Memories of My Childhood

One of my favorite things about being a parent is having a good excuse to re-live the most fun parts of my own childhood. Adults aren’t supposed to do things like go down slides, or jump in bouncy houses, or ride roller coasters, or make homemade play-doh – but if we’re doing it with our kids, it’s okay. So my kids are my excuse for breaking out the water guns, and putting marshmallows in my hot chocolate, and going to the amusement park. Or, in the case of today, my kids are my excuse for going to a farm and feeding the animals, going for a hay ride, making spin art, sticking my head through painted pictures and having my photo taken, and running through a field picking apples.

Today, my husband and I took our two kids apple picking.

At the ages of 2 and 4, had that been all we did, they would still have had a wonderful time. They loved walking through the tall grass between the rows of trees, they loved carefully examining each apple to be sure it was unblemished and evenly red, they loved twisting the apple off the branch, they loved dropping the apples into the bag with a satisfying THUNK, they loved touching and smelling and looking and listening. But because Mummy and Daddy remembered all the other fun things you can do at a farm from doing them when WE were kids, we did so much more than just pick apples!
Making spin art brought back a sudden, deep-buried memory of a bulletin board in my sister’s room bearing a piece of spin art and a signed photograph of Mr. Rogers. I hadn’t thought about either of those things in more than 30 years, but seeing my kids’ creations brought it back like it was yesterday. 

 Walking through the farm store, smelling the warm cinnamon-sugar smell of the cider donuts, brought back memories of dunking donuts into hot mulled cider at the local orchard as a child.
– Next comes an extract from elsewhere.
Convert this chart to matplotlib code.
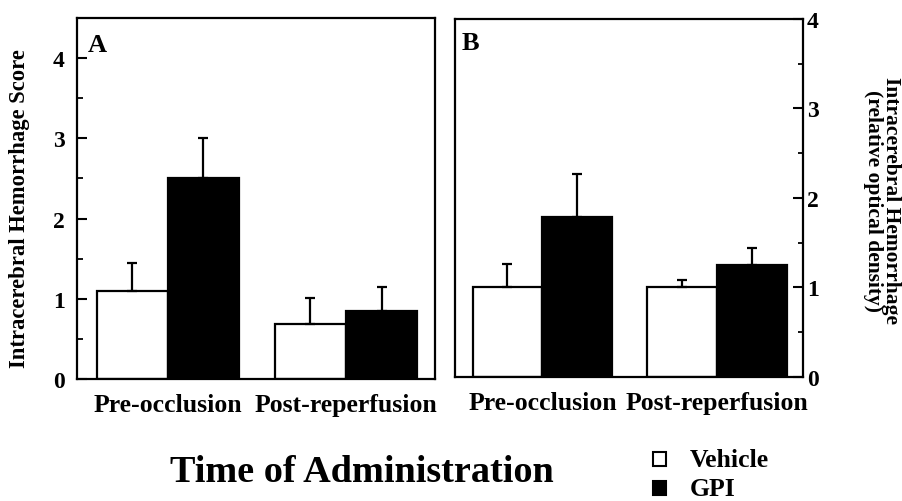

Looking at the shiny, red, polished apples on display reminded me of my childhood collection of green Nerf cylinders (the circles that were punched out of a big piece of foam for the apples to nestle in, which we bought for a few pennies apiece at a farmstand when I was not much older than my children are now), toys which I (and many of my childhood friends) still remember spending many happy hours throwing at each other.

But most of all, I remember the fun of spending time with my family, all together. I remember all of us singing in the car on the way to the orchard, I remember holding my dad’s hand in one hand and a bag of donuts in the other as we waited to pay, I remember my mom hoisting me up in her arms at the end of an exhausting day running through the apple trees.

And I hope that 30 or 40 years from now, my children are remembering the same happy memories of their childhoods.